Suena excitante y lo es, sin duda, pero también resulta una vida dura y sacrificada. Casi toda esta gente se pasa más de la mitad del año sin tener un lugar al que llamar casa, saltando de país en país. El porcentaje de matrimonios rotos y separaciones en el mundillo es mucho más alto que en cualquier otra profesión. Y sin embargo, todos siguen en esto, enganchados a esta emoción que, entre ruido estruendoso y olor a goma quemada y gasolina, resulta embriagadora.
Me acerco hasta el pit lane, para echar un último vistazo antes de subir a las gradas y mezclarme con el público. La F2, una categoría intermedia, está a punto de arrancar. Un rato antes he podido estar un momento con Pepe Martí, el ganador de la carrera de F3, la joven promesa en ciernes del automovilismo español. Se le ve tan joven cuando estás a su lado que resulta difícil creer que sea la misma persona que estaba conduciendo a toda velocidad apenas unos minutos antes. Así son los pilotos, una mezcla entre estrella de rock, críos kamikazes y superdotados al volante. Hasta el menos bueno de ellos hace cosas con un monoplaza que no están al alcance de cualquiera.

Por fin, me voy corriendo a la grada principal, donde me confundo entre miles de aficionados, muchos de ellos vestidos con las camisetas de sus equipos favoritos.
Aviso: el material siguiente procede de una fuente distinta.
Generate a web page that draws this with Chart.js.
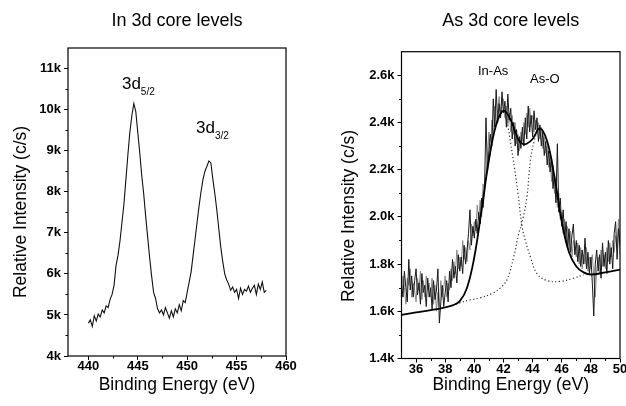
<!DOCTYPE html>
<html>
<head>
<meta charset="utf-8">
<script src="https://cdn.jsdelivr.net/npm/chart.js@4.4.1/dist/chart.umd.min.js"></script>
<style>
  body { margin: 0; background: #fff; }
  .panel { position: absolute; top: 0; width: 313px; height: 406px; }
</style>
</head>
<body>
<div class="panel" style="left:0"><canvas id="inChart" width="313" height="406"></canvas></div>
<div class="panel" style="left:313px"><canvas id="asChart" width="313" height="406"></canvas></div>
<script>
// In 3d spectrum, sampled every 0.2 eV from 440 eV (values in k c/s)
const inEnergyStart = 440;
const inEnergyStep = 0.2;
const inIntensity = [
    4.80, 4.88, 4.72, 4.98, 4.85, 5.02, 4.95, 5.12, 5.05, 5.22,
    5.18, 5.38, 5.50, 5.72, 6.20, 6.45, 6.80, 7.25, 7.70, 8.30,
    8.90, 9.45, 9.85, 10.15, 9.95, 9.45, 8.95, 8.40, 7.95, 7.40,
    6.90, 6.40, 5.95, 5.55, 5.40, 5.15, 5.05, 5.12, 5.00, 5.18,
    5.05, 4.92, 5.10, 4.95, 5.15, 5.05, 5.25, 5.10, 5.35, 5.30,
    5.55, 5.80, 6.05, 6.45, 6.85, 7.25, 7.65, 8.00, 8.30, 8.50,
    8.62, 8.75, 8.70, 8.30, 7.95, 7.55, 7.10, 6.65, 6.30, 6.00,
    5.85, 5.75, 5.60, 5.68, 5.55, 5.62, 5.40, 5.65, 5.50, 5.62,
    5.58, 5.70, 5.55, 5.65, 5.72, 5.50, 5.75, 5.62, 5.80, 5.55,
    5.60
];
const inXTicks = [440, 445, 450, 455, 460];
const inYTicks = [4, 5, 6, 7, 8, 9, 10, 11];
const inYLabels = ['4k', '5k', '6k', '7k', '8k', '9k', '10k', '11k'];

// As 3d spectrum, two overlaid scans sampled every 0.1 eV from 35 eV (k c/s)
const asEnergyStart = 35;
const asEnergyStep = 0.1;
const asIntensity = [
    1.72, 1.66, 1.77, 1.70, 1.64, 1.82, 1.69, 1.75, 1.66, 1.73,
    1.78, 1.67, 1.72, 1.63, 1.76, 1.68, 1.71, 1.62, 1.74, 1.66,
    1.70, 1.61, 1.73, 1.65, 1.69, 1.78, 1.55, 1.64, 1.71, 1.62,
    1.68, 1.73, 1.64, 1.77, 1.70, 1.82, 1.74, 1.79, 1.72, 1.84,
    1.77, 1.83, 1.76, 1.88, 1.80, 1.86, 1.93, 2.03, 1.88, 1.96,
    1.91, 1.99, 1.93, 2.02, 1.97, 2.08, 2.04, 2.12, 2.42, 2.19,
    2.28, 2.35, 2.30, 2.50, 2.38, 2.54, 2.40, 2.48, 2.42, 2.53,
    2.44, 2.49, 2.38, 2.52, 2.41, 2.46, 2.33, 2.40, 2.30, 2.37,
    2.26, 2.34, 2.29, 2.38, 2.30, 2.42, 2.33, 2.47, 2.36, 2.43,
    2.34, 2.45, 2.37, 2.42, 2.32, 2.39, 2.30, 2.36, 2.26, 2.32,
    2.22, 2.28, 2.19, 2.25, 2.12, 2.18, 2.06, 2.31, 2.02, 2.08,
    1.96, 2.03, 1.91, 1.98, 1.87, 1.95, 1.85, 1.92, 1.97, 1.84,
    1.90, 1.81, 1.88, 1.79, 1.86, 1.80, 1.91, 1.78, 1.85, 1.76,
    1.83, 1.72, 1.58, 1.80, 1.86, 1.77, 1.84, 1.74, 1.89, 1.79,
    1.85, 1.76, 1.90, 1.80, 1.87, 1.78, 1.93, 1.98, 1.82, 1.95,
    1.88
];
const asIntensityGrey = [
    1.68, 1.75, 1.70, 1.63, 1.74, 1.71, 1.78, 1.66, 1.72, 1.69,
    1.64, 1.74, 1.69, 1.77, 1.65, 1.73, 1.66, 1.75, 1.69, 1.72,
    1.66, 1.74, 1.63, 1.71, 1.60, 1.68, 1.62, 1.73, 1.66, 1.70,
    1.75, 1.66, 1.72, 1.69, 1.78, 1.73, 1.81, 1.76, 1.86, 1.78,
    1.83, 1.79, 1.90, 1.82, 1.87, 1.81, 1.90, 1.86, 1.97, 1.92,
    1.98, 1.94, 2.05, 1.99, 2.07, 2.00, 2.14, 2.10, 2.18, 2.25,
    2.36, 2.26, 2.41, 2.34, 2.47, 2.39, 2.45, 2.51, 2.43, 2.47,
    2.50, 2.42, 2.47, 2.39, 2.44, 2.36, 2.43, 2.35, 2.40, 2.31,
    2.35, 2.28, 2.36, 2.32, 2.40, 2.35, 2.44, 2.38, 2.46, 2.40,
    2.43, 2.36, 2.41, 2.35, 2.40, 2.33, 2.38, 2.29, 2.34, 2.27,
    2.30, 2.21, 2.26, 2.15, 2.22, 2.10, 2.14, 2.04, 2.10, 1.99,
    2.02, 1.93, 1.99, 1.89, 1.96, 1.86, 1.94, 1.83, 1.90, 1.87,
    1.83, 1.89, 1.80, 1.87, 1.78, 1.84, 1.80, 1.87, 1.77, 1.83,
    1.78, 1.84, 1.75, 1.66, 1.78, 1.83, 1.76, 1.86, 1.79, 1.84,
    1.78, 1.87, 1.81, 1.89, 1.83, 1.90, 1.85, 1.92, 1.87, 1.99,
    1.84
];

// fitted envelope (solid)
const fitEnergy = [35, 36, 37, 38, 38.5, 39, 39.5, 40, 40.5, 41, 41.5, 42, 42.5, 43, 43.3, 43.6, 44, 44.5, 45, 45.5, 46, 46.5, 47, 47.5, 48, 49, 50];
const fitEnvelope = [1.585, 1.595, 1.605, 1.617, 1.625, 1.643, 1.70, 1.83, 2.03, 2.24, 2.39, 2.45, 2.41, 2.33, 2.31, 2.31, 2.33, 2.375, 2.32, 2.17, 1.98, 1.85, 1.79, 1.765, 1.756, 1.765, 1.777];

// In-As component (dotted)
const inAsEnergy = [41.8, 42.0, 42.25, 42.5, 42.75, 43.0, 43.25, 43.5, 43.85, 44.3, 45.0, 45.9, 46.8, 47.5];
const inAsFit = [2.45, 2.45, 2.40, 2.31, 2.21, 2.10, 1.97, 1.90, 1.83, 1.76, 1.73, 1.727, 1.74, 1.755];

// As-O component (dotted)
const asOEnergy = [38.5, 39.0, 39.7, 40.4, 41.3, 41.8, 42.25, 42.7, 43.05, 43.25, 43.6, 43.85, 44.1, 44.3];
const asOFit = [1.625, 1.636, 1.648, 1.657, 1.678, 1.70, 1.735, 1.83, 1.93, 1.97, 2.08, 2.24, 2.32, 2.36];

const asXTicks = [36, 38, 40, 42, 44, 46, 48, 50];
const asYTicks = [1.4, 1.6, 1.8, 2.0, 2.2, 2.4, 2.6];
const asYLabels = ['1.4k', '1.6k', '1.8k', '2.0k', '2.2k', '2.4k', '2.6k'];

const FONT = '"Liberation Sans", Arial, sans-serif';
Chart.defaults.font.family = FONT;
Chart.defaults.color = '#000';

function toPoints(xs, ys) {
    return ys.map((y, i) => ({ x: xs[i], y: y }));
}
function grid(start, step, n) {
    const out = [];
    for (let i = 0; i < n; i++) out.push(+(start + i * step).toFixed(2));
    return out;
}

// box around the plot, minor ticks, y title and peak labels
const frameAndLabels = {
    id: 'frameAndLabels',
    afterDraw(chart, args, opts) {
        const { ctx, chartArea: a, scales: { x, y } } = chart;
        ctx.save();
        ctx.strokeStyle = '#000';
        ctx.lineWidth = 1;

        // minor ticks half way between majors
        [x, y].forEach(s => {
            const t = s.ticks.map(k => k.value);
            const step = t[1] - t[0];
            ctx.beginPath();
            for (let v = t[0] - step / 2; v < s.max; v += step) {
                if (v <= s.min) continue;
                const p = Math.round(s.getPixelForValue(v)) + 0.5;
                if (s === x) { ctx.moveTo(p, a.bottom); ctx.lineTo(p, a.bottom + 2.5); }
                else { ctx.moveTo(a.left, p); ctx.lineTo(a.left - 2.5, p); }
            }
            ctx.stroke();
        });

        ctx.lineWidth = 1.2;
        ctx.strokeRect(a.left, a.top, a.right - a.left, a.bottom - a.top);

        ctx.fillStyle = '#000';
        ctx.textBaseline = 'alphabetic';
        ctx.textAlign = 'left';
        (opts.labels || []).forEach(l => {
            const px = x.getPixelForValue(l.x);
            const py = y.getPixelForValue(l.y);
            ctx.font = l.size + 'px ' + FONT;
            ctx.fillText(l.text, px, py);
            if (l.sub) {
                const w = ctx.measureText(l.text).width;
                ctx.font = '10px ' + FONT;
                ctx.fillText(l.sub, px + w, py + 6);
            }
        });

        if (opts.yTitle) {
            ctx.translate(opts.yTitle.x, opts.yTitle.y);
            ctx.rotate(-Math.PI / 2);
            ctx.font = '17.5px ' + FONT;
            ctx.textAlign = 'center';
            ctx.textBaseline = 'middle';
            ctx.fillText(opts.yTitle.text, 0, 0);
        }
        ctx.restore();
    }
};

function axisX(min, max, ticks, height) {
    return {
        type: 'linear', min: min, max: max,
        afterBuildTicks: s => { s.ticks = ticks.map(v => ({ value: v })); },
        afterFit: s => { s.height = height; s.paddingLeft = 0; s.paddingRight = 0; },
        border: { display: false },
        grid: { drawOnChartArea: false, color: '#000', tickColor: '#000', tickLength: 4 },
        ticks: { font: { size: 13, weight: 'bold', lineHeight: 1 }, color: '#000', padding: 0, maxRotation: 0 },
        title: { display: true, text: 'Binding Energy (eV)', font: { size: 17.5 }, color: '#000', padding: { top: 0, bottom: 10.5 } }
    };
}
function axisY(min, max, ticks, labels, width) {
    return {
        min: min, max: max,
        afterBuildTicks: s => { s.ticks = ticks.map(v => ({ value: v })); },
        afterFit: s => { s.width = width; s.paddingTop = 0; s.paddingBottom = 0; },
        border: { display: false },
        grid: { drawOnChartArea: false, color: '#000', tickColor: '#000', tickLength: 4 },
        ticks: {
            font: { size: 13, weight: 'bold' }, color: '#000', padding: 3,
            callback: v => labels[ticks.findIndex(t => Math.abs(t - v) < 1e-6)]
        }
    };
}

new Chart(document.getElementById('inChart'), {
    type: 'line',
    data: {
        datasets: [{
            data: toPoints(grid(inEnergyStart, inEnergyStep, inIntensity.length), inIntensity),
            borderColor: '#111', borderWidth: 1.1, pointRadius: 0, tension: 0
        }]
    },
    options: {
        responsive: false, animation: false,
        layout: { padding: { left: 0, right: 27, top: 0, bottom: 0 } },
        plugins: {
            legend: { display: false }, tooltip: { enabled: false },
            title: {
                display: true, text: 'In 3d core levels', fullSize: false, color: '#000',
                font: { size: 18, weight: 'normal' }, padding: { top: 10, bottom: 16.4 }
            },
            frameAndLabels: {
                yTitle: { text: 'Relative Intensity (c/s)', x: 21, y: 212 },
                labels: [
                    { text: '3d', sub: '5/2', x: 443.4, y: 10.5, size: 17 },
                    { text: '3d', sub: '3/2', x: 450.9, y: 9.43, size: 17 }
                ]
            }
        },
        scales: {
            x: axisX(437.94, 460, inXTicks, 50),
            y: axisY(4, 11.5, inYTicks, inYLabels, 68)
        }
    },
    plugins: [frameAndLabels]
});

new Chart(document.getElementById('asChart'), {
    type: 'line',
    data: {
        datasets: [
            { data: toPoints(fitEnergy, fitEnvelope), borderColor: '#000', borderWidth: 1.8, pointRadius: 0, tension: 0.4 },
            { data: toPoints(inAsEnergy, inAsFit), borderColor: '#333', borderWidth: 1.2, borderDash: [1.2, 2.4], pointRadius: 0, tension: 0.4 },
            { data: toPoints(asOEnergy, asOFit), borderColor: '#333', borderWidth: 1.2, borderDash: [1.2, 2.4], pointRadius: 0, tension: 0.4 },
            { data: toPoints(grid(asEnergyStart, asEnergyStep, asIntensity.length), asIntensity), borderColor: '#1a1a1a', borderWidth: 1, pointRadius: 0, tension: 0 },
            { data: toPoints(grid(asEnergyStart, asEnergyStep, asIntensityGrey.length), asIntensityGrey), borderColor: '#8a8a8a', borderWidth: 1, pointRadius: 0, tension: 0 }
        ]
    },
    options: {
        responsive: false, animation: false,
        layout: { padding: { left: 0, right: 6, top: 0, bottom: 0 } },
        plugins: {
            legend: { display: false }, tooltip: { enabled: false },
            title: {
                display: true, text: 'As 3d core levels', fullSize: false, color: '#000',
                font: { size: 18, weight: 'normal' }, padding: { top: 10, bottom: 20.1 }
            },
            frameAndLabels: {
                yTitle: { text: 'Relative Intensity (c/s)', x: 36, y: 216 },
                labels: [
                    { text: 'In-As', x: 40.25, y: 2.602, size: 13 },
                    { text: 'As-O', x: 43.82, y: 2.567, size: 13 }
                ]
            }
        },
        scales: {
            x: axisX(35, 50, asXTicks, 47.5),
            y: axisY(1.4, 2.7, asYTicks, asYLabels, 88.5)
        }
    },
    plugins: [frameAndLabels]
});
</script>
</body>
</html>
Se escuchan idiomas y acentos variopintos, pero todos están entremezclados sin ningún problema. Desde lo alto de la grada veo en las pantallas una toma aérea del circuito y no puedo evitar pensar que la estimación de asistentes que me habían dado por la mañana se ha quedado corta.
Pero, me digo, al fin y al cabo no es tan raro. Esto es la Fórmula Uno, posiblemente uno de los mayores espectáculos del mundo. Y entonces, en ese momento, la luz se pone verde, un rugido atronador sube por la grada y todo empieza a rodar.